More generally, ex-employees claim Mittelman and a small clique of fellow executives frequently used funds from the nonprofit, taxpayer-supported Playhouse for their personal vacations and shopping trips, extended themselves interest-free loans from Playhouse coffers, and flaunted their expense-account lifestyles before their underpaid employees. (One business office staffer during the 1989-90 season recalls Bock bragging about a ring the staffer later discovered had been purchased with Playhouse money. "Here we are not getting raises," says the former staffer, who requested anonymity. "We can barely afford to pay the actors. I don't care if he's paying the money back or not. Can you imagine me asking the Playhouse for a car loan?")
Playhouse financial records from April 1989 show Mittelman's wife, Playhouse education director Judith Delgado, getting a $40 massage at the posh Grove Isle Club. They show Mittelman receiving a $200 disbursement recorded as a "cash loan." They show Bock, with whom Mittelman worked at the Whole Theater in New Jersey and brought to Miami in 1985, spending more than $2000 on clothing, shoes, and services at Bloomingdale's in Miami, Saks Fifth Avenue in Palm Beach, Gucci at Bal Harbour, and the Marquesa Hotel in Key West. (The same records show only one $750 repayment on Bock's Playhouse American Express account during a one-year period.) Receipts from November 1989 also show the Playhouse picking up the tab for a $500 red leather jacket purchased at Romanoff, a fancy Grove boutique, and for $1372 in furniture purchased at the Door Store.
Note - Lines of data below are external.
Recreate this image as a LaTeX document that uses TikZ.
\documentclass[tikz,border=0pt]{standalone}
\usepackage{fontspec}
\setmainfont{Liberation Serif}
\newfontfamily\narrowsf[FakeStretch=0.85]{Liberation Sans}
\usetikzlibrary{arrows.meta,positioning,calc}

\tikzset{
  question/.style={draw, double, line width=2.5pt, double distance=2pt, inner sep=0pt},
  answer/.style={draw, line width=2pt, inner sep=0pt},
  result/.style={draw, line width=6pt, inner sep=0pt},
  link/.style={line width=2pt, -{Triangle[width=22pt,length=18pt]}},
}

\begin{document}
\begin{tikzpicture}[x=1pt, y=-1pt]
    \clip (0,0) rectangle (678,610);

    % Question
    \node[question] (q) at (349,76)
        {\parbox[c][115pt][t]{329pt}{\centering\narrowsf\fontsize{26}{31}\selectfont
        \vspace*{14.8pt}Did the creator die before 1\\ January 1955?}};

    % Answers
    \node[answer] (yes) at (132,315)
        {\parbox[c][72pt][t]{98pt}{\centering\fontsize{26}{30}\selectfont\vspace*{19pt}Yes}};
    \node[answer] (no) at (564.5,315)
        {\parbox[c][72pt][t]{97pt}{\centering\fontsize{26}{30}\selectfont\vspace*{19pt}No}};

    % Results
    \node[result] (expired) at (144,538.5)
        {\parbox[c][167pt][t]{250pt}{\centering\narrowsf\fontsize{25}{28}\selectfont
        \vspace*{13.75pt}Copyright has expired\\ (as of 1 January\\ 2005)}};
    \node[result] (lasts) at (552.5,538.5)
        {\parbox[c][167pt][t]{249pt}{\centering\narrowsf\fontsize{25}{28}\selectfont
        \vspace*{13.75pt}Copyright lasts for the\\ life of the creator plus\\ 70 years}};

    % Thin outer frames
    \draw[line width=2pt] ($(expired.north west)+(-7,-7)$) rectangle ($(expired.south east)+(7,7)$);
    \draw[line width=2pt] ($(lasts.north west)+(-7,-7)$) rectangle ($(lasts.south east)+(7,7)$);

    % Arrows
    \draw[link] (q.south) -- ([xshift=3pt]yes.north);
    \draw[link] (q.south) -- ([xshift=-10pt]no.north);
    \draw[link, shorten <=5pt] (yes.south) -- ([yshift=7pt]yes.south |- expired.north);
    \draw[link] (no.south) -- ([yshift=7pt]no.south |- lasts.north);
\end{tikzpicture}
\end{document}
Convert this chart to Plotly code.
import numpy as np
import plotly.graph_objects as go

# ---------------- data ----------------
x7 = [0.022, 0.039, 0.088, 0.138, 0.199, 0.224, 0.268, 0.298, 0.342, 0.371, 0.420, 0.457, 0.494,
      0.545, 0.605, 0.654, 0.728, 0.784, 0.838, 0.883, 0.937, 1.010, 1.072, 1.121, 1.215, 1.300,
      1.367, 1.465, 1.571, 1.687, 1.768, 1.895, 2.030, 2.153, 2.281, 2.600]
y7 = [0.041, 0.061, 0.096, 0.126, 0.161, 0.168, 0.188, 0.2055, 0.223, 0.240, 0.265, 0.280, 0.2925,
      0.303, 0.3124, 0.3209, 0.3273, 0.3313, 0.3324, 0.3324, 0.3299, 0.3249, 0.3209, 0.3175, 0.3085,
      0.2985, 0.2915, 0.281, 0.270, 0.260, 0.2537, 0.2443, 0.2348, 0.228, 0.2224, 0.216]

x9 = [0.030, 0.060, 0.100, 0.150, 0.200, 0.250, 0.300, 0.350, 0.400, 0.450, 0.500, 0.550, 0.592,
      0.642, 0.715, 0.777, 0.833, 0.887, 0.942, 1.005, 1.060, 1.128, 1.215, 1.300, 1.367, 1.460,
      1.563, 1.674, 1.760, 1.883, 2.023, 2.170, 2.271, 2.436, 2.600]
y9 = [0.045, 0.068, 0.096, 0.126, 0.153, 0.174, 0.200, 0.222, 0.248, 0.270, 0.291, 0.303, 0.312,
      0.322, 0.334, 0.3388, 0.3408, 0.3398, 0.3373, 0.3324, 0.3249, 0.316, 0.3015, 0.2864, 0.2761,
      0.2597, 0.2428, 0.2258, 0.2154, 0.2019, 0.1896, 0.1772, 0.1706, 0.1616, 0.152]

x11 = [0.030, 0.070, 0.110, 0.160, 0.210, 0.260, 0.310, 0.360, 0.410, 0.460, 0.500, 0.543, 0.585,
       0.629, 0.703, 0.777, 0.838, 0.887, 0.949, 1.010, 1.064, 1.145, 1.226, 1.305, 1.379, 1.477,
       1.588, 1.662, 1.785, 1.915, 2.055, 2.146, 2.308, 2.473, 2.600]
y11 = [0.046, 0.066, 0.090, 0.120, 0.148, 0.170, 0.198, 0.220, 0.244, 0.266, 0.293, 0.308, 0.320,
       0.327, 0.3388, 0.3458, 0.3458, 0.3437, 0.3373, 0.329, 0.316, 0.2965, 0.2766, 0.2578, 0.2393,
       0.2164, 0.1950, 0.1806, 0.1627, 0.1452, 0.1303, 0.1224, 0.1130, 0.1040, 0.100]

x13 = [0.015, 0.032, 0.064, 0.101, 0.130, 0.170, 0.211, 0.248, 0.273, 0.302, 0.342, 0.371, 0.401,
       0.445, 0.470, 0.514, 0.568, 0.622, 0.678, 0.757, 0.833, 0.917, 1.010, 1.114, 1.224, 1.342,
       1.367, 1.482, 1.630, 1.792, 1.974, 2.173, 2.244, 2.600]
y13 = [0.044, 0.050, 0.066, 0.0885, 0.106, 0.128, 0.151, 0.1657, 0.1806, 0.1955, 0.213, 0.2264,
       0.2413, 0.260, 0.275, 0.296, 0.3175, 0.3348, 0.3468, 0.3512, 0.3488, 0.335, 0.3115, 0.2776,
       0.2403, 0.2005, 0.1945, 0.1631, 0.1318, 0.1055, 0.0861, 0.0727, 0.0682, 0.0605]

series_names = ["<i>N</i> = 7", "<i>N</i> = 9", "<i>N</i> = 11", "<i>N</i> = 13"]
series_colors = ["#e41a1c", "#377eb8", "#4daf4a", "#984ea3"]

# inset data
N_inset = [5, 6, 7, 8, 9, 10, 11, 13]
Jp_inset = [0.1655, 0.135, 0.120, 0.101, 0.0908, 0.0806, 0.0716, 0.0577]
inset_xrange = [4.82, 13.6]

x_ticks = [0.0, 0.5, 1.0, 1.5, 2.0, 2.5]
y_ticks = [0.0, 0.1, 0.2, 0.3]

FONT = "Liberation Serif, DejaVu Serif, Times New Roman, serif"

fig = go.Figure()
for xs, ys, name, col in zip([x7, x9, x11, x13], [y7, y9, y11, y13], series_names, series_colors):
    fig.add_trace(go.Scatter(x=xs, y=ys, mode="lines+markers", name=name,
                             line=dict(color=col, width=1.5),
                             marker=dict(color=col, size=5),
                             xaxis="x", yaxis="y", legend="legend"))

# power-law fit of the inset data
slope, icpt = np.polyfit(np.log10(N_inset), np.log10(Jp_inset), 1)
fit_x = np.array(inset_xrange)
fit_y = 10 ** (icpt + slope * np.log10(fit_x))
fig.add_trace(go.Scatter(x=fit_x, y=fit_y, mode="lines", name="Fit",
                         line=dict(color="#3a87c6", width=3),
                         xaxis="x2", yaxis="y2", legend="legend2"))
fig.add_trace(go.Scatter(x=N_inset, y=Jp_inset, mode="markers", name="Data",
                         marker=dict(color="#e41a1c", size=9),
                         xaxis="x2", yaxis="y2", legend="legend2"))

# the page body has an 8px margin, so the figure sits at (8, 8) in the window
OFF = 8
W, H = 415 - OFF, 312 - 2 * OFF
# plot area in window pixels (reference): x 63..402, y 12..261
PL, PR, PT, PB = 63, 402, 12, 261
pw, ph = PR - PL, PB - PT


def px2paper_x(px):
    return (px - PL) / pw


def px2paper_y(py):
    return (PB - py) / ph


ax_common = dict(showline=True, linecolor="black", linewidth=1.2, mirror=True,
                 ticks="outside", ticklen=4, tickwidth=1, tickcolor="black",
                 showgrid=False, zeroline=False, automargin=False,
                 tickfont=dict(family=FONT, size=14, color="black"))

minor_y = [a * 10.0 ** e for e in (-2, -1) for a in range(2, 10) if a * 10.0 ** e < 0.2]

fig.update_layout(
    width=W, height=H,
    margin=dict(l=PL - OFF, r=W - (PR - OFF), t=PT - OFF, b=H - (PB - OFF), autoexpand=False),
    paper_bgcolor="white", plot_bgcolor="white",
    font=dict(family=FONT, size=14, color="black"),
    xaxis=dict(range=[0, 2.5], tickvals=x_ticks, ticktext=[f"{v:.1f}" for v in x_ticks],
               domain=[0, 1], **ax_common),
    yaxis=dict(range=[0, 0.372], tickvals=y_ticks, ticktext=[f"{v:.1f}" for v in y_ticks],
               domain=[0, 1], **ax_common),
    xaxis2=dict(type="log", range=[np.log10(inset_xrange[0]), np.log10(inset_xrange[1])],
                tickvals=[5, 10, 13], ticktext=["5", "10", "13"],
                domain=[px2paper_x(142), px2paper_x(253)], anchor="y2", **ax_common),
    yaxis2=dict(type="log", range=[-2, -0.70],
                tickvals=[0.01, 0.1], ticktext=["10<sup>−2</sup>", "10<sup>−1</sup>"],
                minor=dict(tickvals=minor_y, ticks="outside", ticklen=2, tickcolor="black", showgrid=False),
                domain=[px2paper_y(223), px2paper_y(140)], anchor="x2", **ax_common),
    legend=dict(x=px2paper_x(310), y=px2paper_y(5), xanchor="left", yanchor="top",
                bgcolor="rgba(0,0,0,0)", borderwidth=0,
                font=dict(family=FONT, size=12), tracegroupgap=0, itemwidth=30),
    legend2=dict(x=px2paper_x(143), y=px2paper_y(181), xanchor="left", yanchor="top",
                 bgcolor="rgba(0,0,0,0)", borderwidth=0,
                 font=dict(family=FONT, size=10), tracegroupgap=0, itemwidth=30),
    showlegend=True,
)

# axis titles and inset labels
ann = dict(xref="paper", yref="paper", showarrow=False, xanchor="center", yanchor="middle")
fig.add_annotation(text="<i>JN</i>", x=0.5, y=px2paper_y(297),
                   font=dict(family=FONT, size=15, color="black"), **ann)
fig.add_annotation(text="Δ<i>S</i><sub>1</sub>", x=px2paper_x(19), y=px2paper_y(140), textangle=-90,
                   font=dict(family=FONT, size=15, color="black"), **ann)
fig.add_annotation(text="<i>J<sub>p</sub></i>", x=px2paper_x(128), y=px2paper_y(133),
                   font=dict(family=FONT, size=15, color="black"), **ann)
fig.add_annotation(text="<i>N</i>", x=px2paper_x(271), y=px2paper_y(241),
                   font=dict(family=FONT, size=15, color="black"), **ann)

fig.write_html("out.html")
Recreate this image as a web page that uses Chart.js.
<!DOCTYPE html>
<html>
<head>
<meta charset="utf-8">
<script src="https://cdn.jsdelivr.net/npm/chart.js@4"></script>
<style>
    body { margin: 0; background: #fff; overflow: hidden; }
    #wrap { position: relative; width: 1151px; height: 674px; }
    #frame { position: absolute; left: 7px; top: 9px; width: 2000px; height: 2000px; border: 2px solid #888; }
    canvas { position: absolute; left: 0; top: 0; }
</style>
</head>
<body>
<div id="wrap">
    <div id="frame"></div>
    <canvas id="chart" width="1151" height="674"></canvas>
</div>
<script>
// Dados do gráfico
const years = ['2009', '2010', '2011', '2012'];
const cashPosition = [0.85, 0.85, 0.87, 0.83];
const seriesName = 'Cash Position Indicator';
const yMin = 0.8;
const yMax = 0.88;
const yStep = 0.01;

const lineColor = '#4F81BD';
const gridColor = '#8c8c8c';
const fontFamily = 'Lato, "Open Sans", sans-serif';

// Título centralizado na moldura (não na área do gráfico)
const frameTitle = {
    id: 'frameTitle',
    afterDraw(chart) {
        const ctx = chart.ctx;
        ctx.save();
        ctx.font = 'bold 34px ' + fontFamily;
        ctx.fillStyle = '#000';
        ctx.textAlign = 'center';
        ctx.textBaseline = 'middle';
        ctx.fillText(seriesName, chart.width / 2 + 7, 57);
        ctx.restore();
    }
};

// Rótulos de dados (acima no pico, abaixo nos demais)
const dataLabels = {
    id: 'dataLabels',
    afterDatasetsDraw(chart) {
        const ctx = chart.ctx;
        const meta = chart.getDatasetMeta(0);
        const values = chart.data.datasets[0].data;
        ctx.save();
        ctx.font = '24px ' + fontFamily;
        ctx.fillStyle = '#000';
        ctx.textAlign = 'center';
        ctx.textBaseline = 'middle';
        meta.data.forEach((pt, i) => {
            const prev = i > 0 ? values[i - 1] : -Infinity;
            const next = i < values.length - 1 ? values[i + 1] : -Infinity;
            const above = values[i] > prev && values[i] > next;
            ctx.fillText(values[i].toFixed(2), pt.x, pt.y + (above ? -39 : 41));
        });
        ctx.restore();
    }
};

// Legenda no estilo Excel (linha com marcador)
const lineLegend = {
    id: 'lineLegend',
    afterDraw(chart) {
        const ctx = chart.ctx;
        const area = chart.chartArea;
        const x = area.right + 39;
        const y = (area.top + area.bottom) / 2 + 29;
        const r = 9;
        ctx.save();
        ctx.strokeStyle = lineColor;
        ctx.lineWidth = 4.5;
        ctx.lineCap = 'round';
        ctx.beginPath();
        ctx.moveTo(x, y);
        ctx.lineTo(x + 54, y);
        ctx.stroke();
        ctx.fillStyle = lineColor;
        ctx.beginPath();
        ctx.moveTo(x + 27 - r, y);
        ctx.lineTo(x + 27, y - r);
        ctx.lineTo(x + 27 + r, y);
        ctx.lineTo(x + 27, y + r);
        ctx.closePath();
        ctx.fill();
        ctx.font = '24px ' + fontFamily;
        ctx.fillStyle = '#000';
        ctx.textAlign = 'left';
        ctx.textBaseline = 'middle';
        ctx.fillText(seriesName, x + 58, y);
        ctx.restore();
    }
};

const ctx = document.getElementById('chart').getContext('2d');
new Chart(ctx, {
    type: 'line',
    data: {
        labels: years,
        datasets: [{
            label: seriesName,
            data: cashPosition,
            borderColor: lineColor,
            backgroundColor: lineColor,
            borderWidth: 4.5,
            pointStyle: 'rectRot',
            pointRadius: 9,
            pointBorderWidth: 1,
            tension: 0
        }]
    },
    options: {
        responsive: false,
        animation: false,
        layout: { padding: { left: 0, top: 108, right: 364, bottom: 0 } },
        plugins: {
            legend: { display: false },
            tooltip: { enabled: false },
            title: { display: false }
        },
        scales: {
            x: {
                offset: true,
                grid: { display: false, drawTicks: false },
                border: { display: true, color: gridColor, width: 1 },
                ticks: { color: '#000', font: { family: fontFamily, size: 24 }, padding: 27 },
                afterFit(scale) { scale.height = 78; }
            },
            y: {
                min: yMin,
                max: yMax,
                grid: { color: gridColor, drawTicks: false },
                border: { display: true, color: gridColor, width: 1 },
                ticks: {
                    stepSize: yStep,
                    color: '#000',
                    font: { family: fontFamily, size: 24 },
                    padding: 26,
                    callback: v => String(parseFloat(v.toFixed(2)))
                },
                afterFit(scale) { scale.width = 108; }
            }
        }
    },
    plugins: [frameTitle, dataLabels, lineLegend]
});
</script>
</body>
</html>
Dave Ormstedt, a specialist in public-charities ethics who works with the state attorney general's office in Hartford, Connecticut, calls the practice of extending de facto interest-free loans via Playhouse executive credit cards "highly questionable.... I can't think of any justification for it," says Ormstedt.
After considering a request to review Playhouse tax documents and other financial records, trustees said they would not allow New Times to independently confirm whether various types of executive income had been reported via IRS Forms 1099 or through W-2 statements. This decision, according to Playhouse board secretary Maurice Weiner, was based on an attorney's advice that disclosing such tax documents would be illegal. However, John Schnellmann, an IRS spokesman in Fort Lauderdale, says he knows "of no IRS law that would prohibit a private entity from releasing that kind of information." Board chairman Judith Weiser and finance committee chairman Stan Martin said they thought sharing financial information with the press risked setting a precedent other Miami arts institutions might feel compelled to follow.
Playhouse trustees did volunteer to conduct their own review of executive-income reporting practices, and also to examine several incidents in which Mittelman, Bock, Delgado, and associate producer Lynne Peyser appeared to have used Playhouse funds for personal expenditures or received interest-free cash loans from Playhouse accounts. A written response issued by the board on March 2 contradicts the statements of former Playhouse business office employees, and claims that ancillary executive income such as housing and transportation allowances, bonuses, and consulting fees were in fact properly reported to the IRS. But the response failed to address most of the time period in question, the years from 1985 to 1989. Trustees were willing to produce limited financial information for the past two years only - a period during which, by the trustees' own acknowledgement, a new manager had been hired to reorganize the business office.